━━ Records for the exercise

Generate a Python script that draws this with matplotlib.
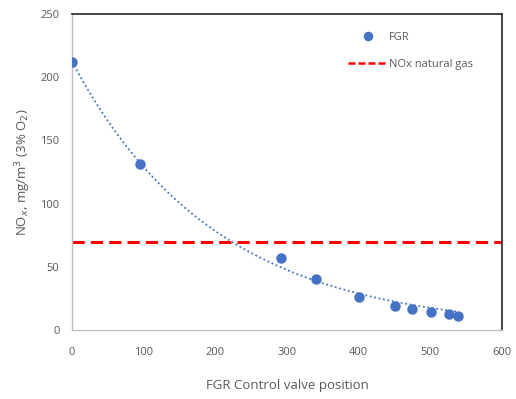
import matplotlib.pyplot as plt
import numpy as np

valve_position = [0, 95, 291, 340, 400, 451, 475, 501, 526, 538]
nox_fgr = [212, 131, 57, 40, 26.5, 19, 16.5, 14, 12.5, 11]
nox_natural_gas = 70

x_ticks = [0, 100, 200, 300, 400, 500, 600]
y_ticks = [0, 50, 100, 150, 200, 250]

blue = "#4472C4"
gray_text = "#595959"

plt.rcParams["font.family"] = ["Open Sans", "DejaVu Sans"]

fig = plt.figure(figsize=(5.16, 3.99), dpi=100)
ax = fig.add_axes([72 / 516, 1 - 330 / 399, 430 / 516, 316 / 399])

# exponential trendline, weighted so it fits in linear space
x = np.asarray(valve_position, dtype=float)
y = np.asarray(nox_fgr, dtype=float)
b, log_a = np.polyfit(x, np.log(y), 1, w=y)
x_fit = np.linspace(x.min(), x.max(), 200)
ax.plot(x_fit, np.exp(log_a + b * x_fit), color=blue, lw=1.3,
        linestyle=(0, (1, 1.5)), zorder=2)

ax.plot(valve_position, nox_fgr, "o", color=blue, ms=6.5, label="FGR", zorder=3)
ax.axhline(nox_natural_gas, color="#FF0000", lw=2.2, linestyle=(0, (4, 2)),
           label="NOx natural gas", zorder=2)

ax.set_xlim(0, 600)
ax.set_ylim(0, 250)
ax.set_xticks(x_ticks)
ax.set_yticks(y_ticks)
ax.tick_params(length=0, labelsize=8, labelcolor=gray_text)
ax.tick_params(axis="x", pad=12)
ax.tick_params(axis="y", pad=9)

for side in ["left", "bottom"]:
    ax.spines[side].set_color("#BFBFBF")
    ax.spines[side].set_linewidth(1.0)
for side in ["top", "right"]:
    ax.spines[side].set_color("#262626")
    ax.spines[side].set_linewidth(1.2)

ax.set_xlabel("FGR Control valve position", fontsize=9.5, color=gray_text,
              labelpad=15)
ax.set_ylabel("NO$_x$, mg/m$^3$ (3% O$_2$)", fontsize=9.5, color=gray_text,
              labelpad=5)

leg = ax.legend(loc="upper right", bbox_to_anchor=(0.955, 0.975), frameon=False,
                fontsize=8, handlelength=3.6, handletextpad=0.1,
                labelspacing=1.45, markerscale=0.9)
for text in leg.get_texts():
    text.set_color(gray_text)
leg.get_lines()[1].set_linewidth(1.8)
leg.get_lines()[1].set_linestyle((0, (2.8, 1.2)))

fig.savefig("out.png", dpi=100)
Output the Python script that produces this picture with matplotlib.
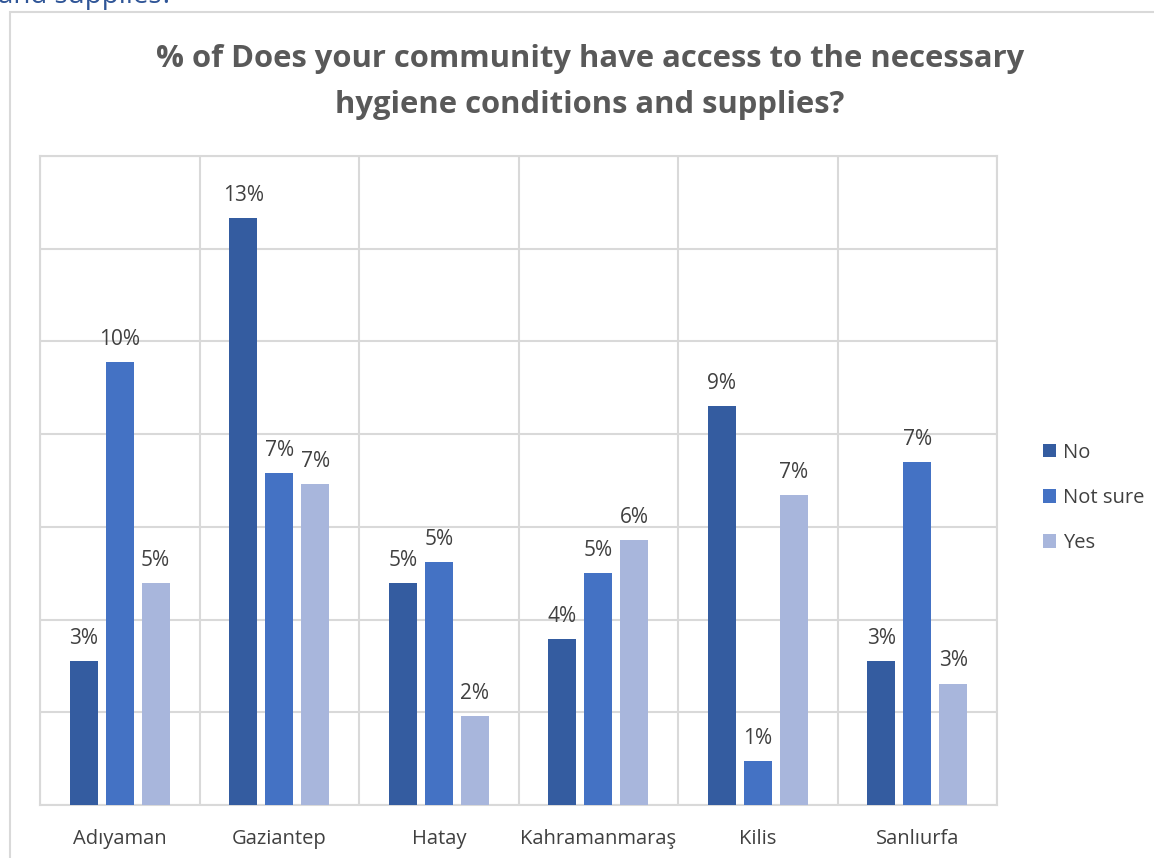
import matplotlib
matplotlib.use("Agg")
import matplotlib.pyplot as plt
from matplotlib.patches import Rectangle
import numpy as np

# Share of respondents (%) per province and answer
provinces = ["Adıyaman", "Gaziantep", "Hatay", "Kahramanmaraş", "Kilis", "Sanlıurfa"]
answers = ["No", "Not sure", "Yes"]
no_vals = [3.11, 12.66, 4.79, 3.58, 8.61, 3.11]
not_sure_vals = [9.56, 7.16, 5.24, 5.00, 0.95, 7.40]
yes_vals = [4.79, 6.92, 1.92, 5.72, 6.69, 2.62]
title = "% of Does your community have access to the necessary\nhygiene conditions and supplies?"

colors = ["#345CA0", "#4472C4", "#A8B6DC"]
font = "Open Sans"
text_color = "#404040"
grid_color = "#D9D9D9"

fig = plt.figure(figsize=(11.54, 8.58), dpi=100)

# chart frame and a clipped line of text above it
fig.patches.append(Rectangle((10 / 1154, -0.1), 1.2, 1 - 12 / 858 + 0.1,
                             transform=fig.transFigure, fill=False,
                             edgecolor=grid_color, linewidth=1.5))
fig.text(-2 / 1154, 1 - 3 / 858, "and supplies?", family=font, fontsize=20,
         color="#2F5597", ha="left", va="baseline")

fig.text(590 / 1154, 1 - 82 / 858, title, family=font, fontsize=22.3,
         fontweight="bold", color="#595959", ha="center", va="center",
         linespacing=1.7)

ax = fig.add_axes([40 / 1154, 1 - 805 / 858, (997 - 40) / 1154, (805 - 156) / 858])

x = np.arange(len(provinces))
width = 0.176
step = 0.225
series = [no_vals, not_sure_vals, yes_vals]
for i, (name, vals, c) in enumerate(zip(answers, series, colors)):
    pos = x + (i - 1) * step
    bars = ax.bar(pos, vals, width, color=c, label=name, zorder=3)
    for b, v in zip(bars, vals):
        ax.text(b.get_x() + b.get_width() / 2, v + 0.26, f"{v:.0f}%",
                ha="center", va="bottom", family=font, fontsize=15,
                color=text_color, zorder=4)

ax.set_xlim(-0.5, len(provinces) - 0.5)
ax.set_ylim(0, 14)
ax.set_yticks(np.arange(0, 15, 2))
ax.set_yticklabels([])
ax.tick_params(axis="y", length=0)
ax.set_xticks(x)
ax.set_xticklabels(provinces, family=font, fontsize=14.5, color=text_color)
ax.set_xticks(np.arange(-0.5, len(provinces), 1), minor=True)
ax.tick_params(axis="x", which="both", length=0, pad=17)
ax.grid(axis="y", which="major", color=grid_color, linewidth=1.5, zorder=0)
ax.grid(axis="x", which="minor", color=grid_color, linewidth=1.5, zorder=0)
ax.grid(axis="x", which="major", visible=False)
for s in ax.spines.values():
    s.set_color(grid_color)
    s.set_linewidth(1.5)

leg = fig.legend(loc="center left", bbox_to_anchor=(1025 / 1154, 1 - 498 / 858),
                 frameon=False, handlelength=0.65, handleheight=0.65,
                 handletextpad=0.35, labelspacing=1.25,
                 prop={"family": font, "size": 14.5})
for t in leg.get_texts():
    t.set_color(text_color)

fig.savefig("out.png", dpi=100, facecolor="white")
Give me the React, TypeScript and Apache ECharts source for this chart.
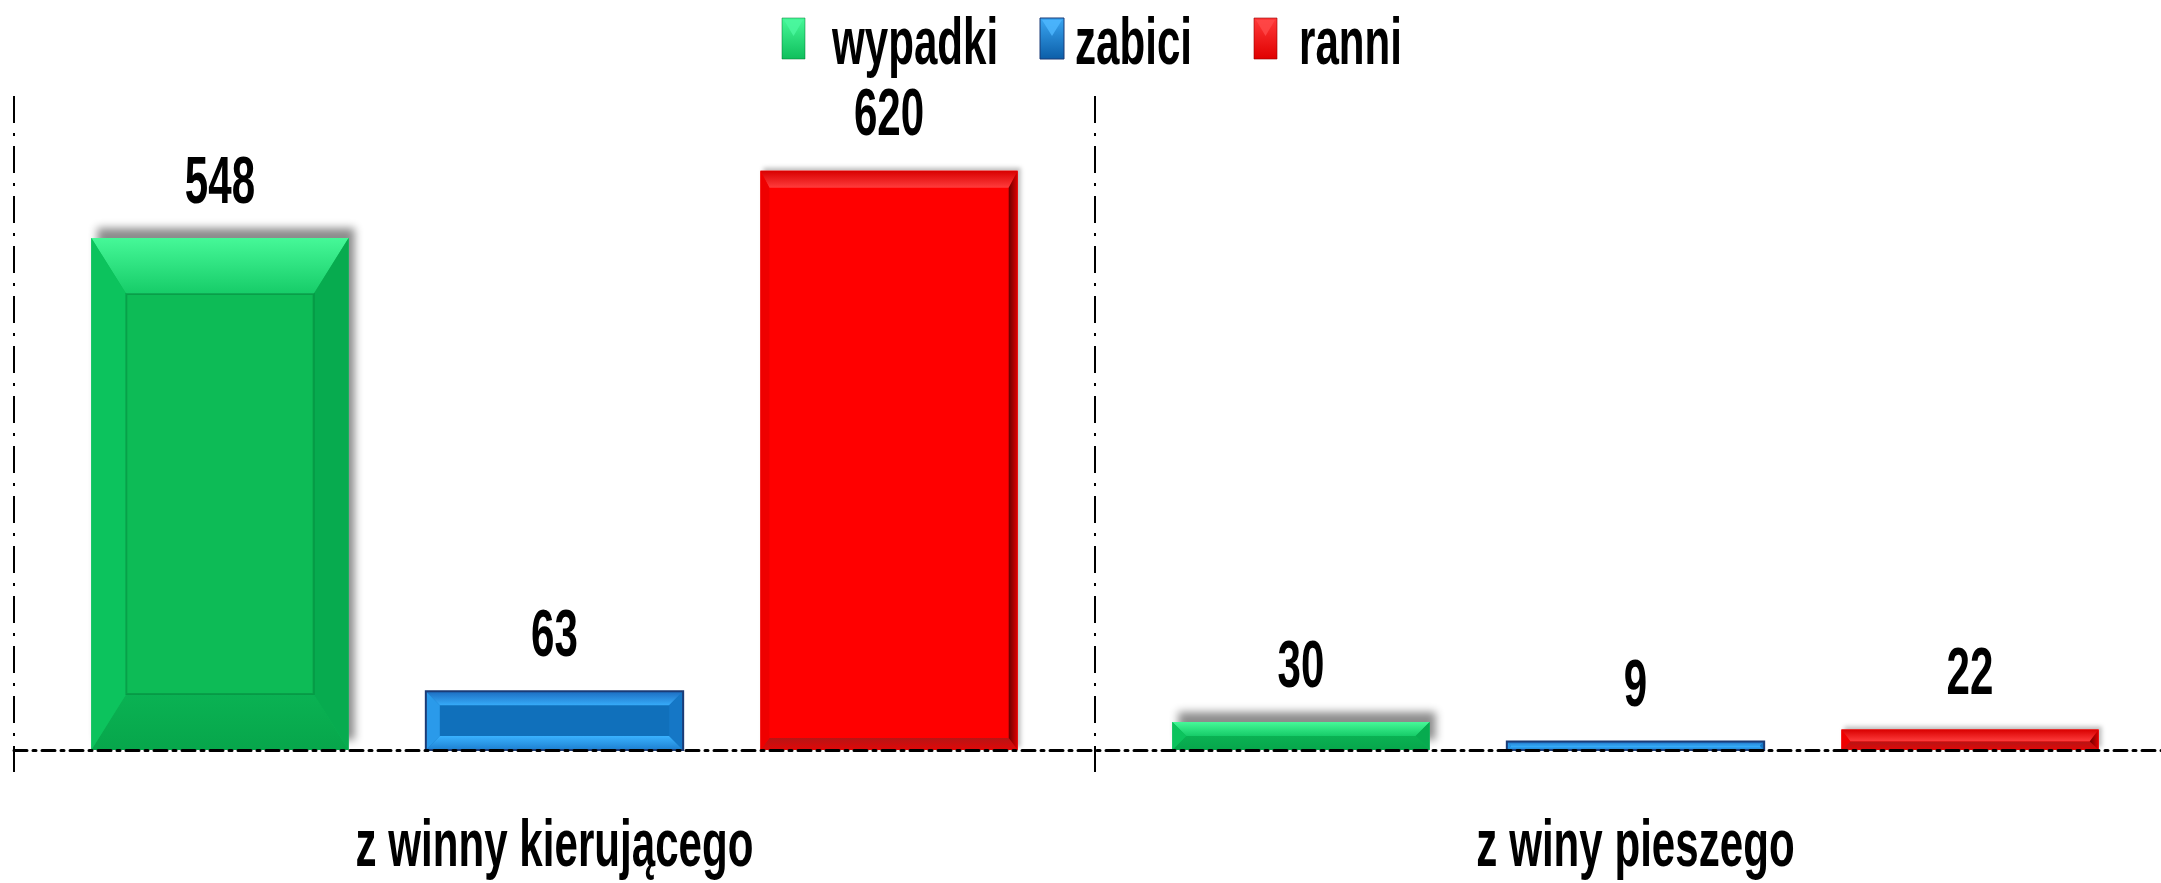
import React, { useEffect, useRef } from 'react';
import * as echarts from 'echarts';

// ---- data ----
const categories = ['z winny kierującego', 'z winy pieszego'];
const seriesNames = ['wypadki', 'zabici', 'ranni'];
const wypadki = [548, 30];
const zabici = [63, 9];
const ranni = [620, 22];
const yMax = 700;

const FONT = "'Liberation Sans', Arial, Helvetica, sans-serif";
const SX = 0.81;
const SY = 1.28;
const FS = 52;

const lg = (x2: number, y2: number, c0: string, c1: string) =>
  new echarts.graphic.LinearGradient(0, 0, x2, y2, [
    { offset: 0, color: c0 },
    { offset: 1, color: c1 },
  ]);

type Bevel = {
  side: number;
  top: number;
  bottom: number;
  face: any;
  topFill: any;
  bottomFill: any;
  leftFill: any;
  rightFill: any;
  border?: string;
  borderWidth?: number;
  inner?: string;
  shadow?: { blur: number; color: string; ox: number; oy: number };
};

const bevels: Bevel[] = [
  {
    side: 35, top: 56, bottom: 56,
    face: '#09bb57',
    topFill: lg(0, 1, '#46f898', '#16cc68'),
    bottomFill: lg(0, 1, '#0ab253', '#07a64b'),
    leftFill: '#0cc35d',
    rightFill: '#07ab4f',
    inner: 'rgba(0,110,45,0.35)',
    shadow: { blur: 8, color: 'rgba(0,0,0,0.45)', ox: 6, oy: -10 },
  },
  {
    side: 14, top: 14, bottom: 14,
    face: '#1070bb',
    topFill: lg(0, 1, '#1c6cc0', '#36aaf8'),
    bottomFill: lg(0, 1, '#3ab2ff', '#1d7fd0'),
    leftFill: '#2a9aea',
    rightFill: '#1577c6',
    border: '#1b3b76',
    borderWidth: 2,
  },
  {
    side: 9, top: 17, bottom: 12,
    face: '#ff0505',
    topFill: lg(0, 1, '#d80000', '#ff3c3c'),
    bottomFill: lg(0, 1, '#b81414', '#e00808'),
    leftFill: '#ef0000',
    rightFill: lg(1, 0, '#6a0000', '#e00000'),
    shadow: { blur: 4, color: 'rgba(0,0,0,0.25)', ox: 3, oy: -3 },
  },
];

const CAT_GAP = 0.143;
const BAR_GAP = 0.3;

const textStyle = (text: string, align: string) => ({
  text,
  fill: '#000',
  fontSize: FS,
  fontWeight: 'bold',
  fontFamily: FONT,
  align,
  verticalAlign: 'middle',
  textAlign: align,
  textVerticalAlign: 'middle',
});

const makeRender = (sIdx: number) => (params: any, api: any) => {
  const cat = api.value(0);
  const val = api.value(1);
  const base = api.coord([cat, 0]);
  const topPt = api.coord([cat, val]);
  const band = api.size([1, 0])[0];
  const catGap = band * CAT_GAP;
  const barW = (band - catGap) / (3 + 2 * BAR_GAP);
  const gap = barW * BAR_GAP;
  const x0 = base[0] - band / 2 + catGap / 2 + sIdx * (barW + gap);
  const x1 = x0 + barW;
  const y0 = topPt[1];
  const y1 = base[1];
  const h = y1 - y0;
  const b = bevels[sIdx];
  let t = b.top;
  let bt = b.bottom;
  if (t + bt > h) {
    const f = h / (t + bt);
    t *= f;
    bt *= f;
  }
  const s = Math.min(b.side, h / 2, barW / 2);
  const children: any[] = [
    {
      type: 'rect',
      shape: { x: x0, y: y0, width: barW, height: h },
      style: {
        fill: b.face,
        shadowBlur: b.shadow ? b.shadow.blur : 0,
        shadowColor: b.shadow ? b.shadow.color : 'transparent',
        shadowOffsetX: b.shadow ? b.shadow.ox : 0,
        shadowOffsetY: b.shadow ? b.shadow.oy : 0,
      },
    },
    {
      type: 'polygon',
      shape: { points: [[x0, y0], [x1, y0], [x1 - s, y0 + t], [x0 + s, y0 + t]] },
      style: { fill: b.topFill },
    },
    {
      type: 'polygon',
      shape: { points: [[x0, y1], [x1, y1], [x1 - s, y1 - bt], [x0 + s, y1 - bt]] },
      style: { fill: b.bottomFill },
    },
    {
      type: 'polygon',
      shape: { points: [[x0, y0], [x0 + s, y0 + t], [x0 + s, y1 - bt], [x0, y1]] },
      style: { fill: b.leftFill },
    },
    {
      type: 'polygon',
      shape: { points: [[x1, y0], [x1 - s, y0 + t], [x1 - s, y1 - bt], [x1, y1]] },
      style: { fill: b.rightFill },
    },
  ];
  if (b.inner && h - t - bt > 2) {
    children.push({
      type: 'rect',
      shape: { x: x0 + s, y: y0 + t, width: barW - 2 * s, height: h - t - bt },
      style: { fill: 'none', stroke: b.inner, lineWidth: 2 },
    });
  }
  if (b.border) {
    children.push({
      type: 'rect',
      shape: { x: x0, y: y0, width: barW, height: h },
      style: { fill: 'none', stroke: b.border, lineWidth: b.borderWidth || 1 },
    });
  }
  children.push({
    type: 'text',
    x: (x0 + x1) / 2,
    y: y0 - 58,
    scaleX: SX,
    scaleY: SY,
    style: textStyle(String(val), 'center'),
  });
  return { type: 'group', children };
};

const renderCategoryLabel = (params: any, api: any) => {
  const idx = api.value(0);
  const pt = api.coord([idx, 0]);
  return {
    type: 'text',
    x: pt[0],
    y: pt[1] + 93,
    scaleX: SX,
    scaleY: SY,
    style: textStyle(categories[idx], 'center'),
  };
};

const seriesValues = [wypadki, zabici, ranni];

// legend drawn as graphic (icon + stretched narrow bold text)
const legendItems = [
  { icon: 782, w: 23, text: 832, top: lg(0, 1, '#46f898', '#0fbf5c'), tri: '#4cf7a0', border: 'rgba(0,120,50,0.5)' },
  { icon: 1040, w: 24, text: 1075, top: lg(0, 1, '#3aa6f2', '#0c5ea8'), tri: '#4fb8ff', border: '#1b3b76' },
  { icon: 1254, w: 23, text: 1299, top: lg(0, 1, '#ff3a3a', '#e00000'), tri: '#ff4a4a', border: 'rgba(150,0,0,0.6)' },
];

export default function App() {
  const ref = useRef<HTMLDivElement>(null);
  useEffect(() => {
    if (!ref.current) return;
    const chart = echarts.init(ref.current, undefined, { renderer: 'svg' });
    const vDash = [27, 10, 3, 10];
    const graphic: any[] = [];
    legendItems.forEach((it, i) => {
      graphic.push({
        type: 'rect',
        shape: { x: it.icon, y: 18, width: it.w, height: 41 },
        style: { fill: it.top, stroke: it.border, lineWidth: 1 },
      });
      graphic.push({
        type: 'polygon',
        shape: { points: [[it.icon + 2, 20], [it.icon + it.w - 2, 20], [it.icon + it.w / 2, 36]] },
        style: { fill: it.tri, opacity: 0.8 },
      });
      graphic.push({
        type: 'text',
        x: it.text,
        y: 41,
        scaleX: SX,
        scaleY: SY,
        style: textStyle(seriesNames[i], 'left'),
      });
    });
    chart.setOption({
      animation: false,
      backgroundColor: '#ffffff',
      graphic,
      grid: { left: 14, right: 4, top: 96, bottom: 133, containLabel: false },
      xAxis: {
        type: 'category',
        data: categories,
        z: 10,
        axisLine: { show: true, lineStyle: { color: '#000', width: 3, type: [13, 6, 3, 6] } },
        axisTick: { show: true, length: 22, interval: 0, lineStyle: { color: '#000', width: 2, type: vDash } },
        splitLine: { show: true, interval: 0, lineStyle: { color: '#000', width: 2, type: vDash } },
        axisLabel: { show: false },
      },
      yAxis: {
        type: 'value',
        min: 0,
        max: yMax,
        axisLine: { show: false },
        axisTick: { show: false },
        axisLabel: { show: false },
        splitLine: { show: false },
      },
      series: [
        ...seriesNames.map((name, i) => ({
          name,
          type: 'custom',
          encode: { x: 0, y: 1 },
          renderItem: makeRender(i),
          data: seriesValues[i].map((v, c) => [c, v]),
        })),
        {
          name: 'categoryLabels',
          type: 'custom',
          silent: true,
          encode: { x: 0, y: 1 },
          renderItem: renderCategoryLabel,
          data: categories.map((_, c) => [c, 0]),
        },
      ],
    });
    return () => chart.dispose();
  }, []);
  return (
    <div style={{ position: 'absolute', left: 0, top: 0, width: 2161, height: 883, overflow: 'hidden', background: '#fff' }}>
      <div ref={ref} style={{ width: 2180, height: 883 }} />
    </div>
  );
}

━━━━

Written problem: From the first line above down to the line with "ax = fig.add_axes([72", reproduce every line and no others, omitting pictures.

Output:
Generate a Python script that draws this with matplotlib.
import matplotlib.pyplot as plt
import numpy as np

valve_position = [0, 95, 291, 340, 400, 451, 475, 501, 526, 538]
nox_fgr = [212, 131, 57, 40, 26.5, 19, 16.5, 14, 12.5, 11]
nox_natural_gas = 70

x_ticks = [0, 100, 200, 300, 400, 500, 600]
y_ticks = [0, 50, 100, 150, 200, 250]

blue = "#4472C4"
gray_text = "#595959"

plt.rcParams["font.family"] = ["Open Sans", "DejaVu Sans"]

fig = plt.figure(figsize=(5.16, 3.99), dpi=100)
ax = fig.add_axes([72 / 516, 1 - 330 / 399, 430 / 516, 316 / 399])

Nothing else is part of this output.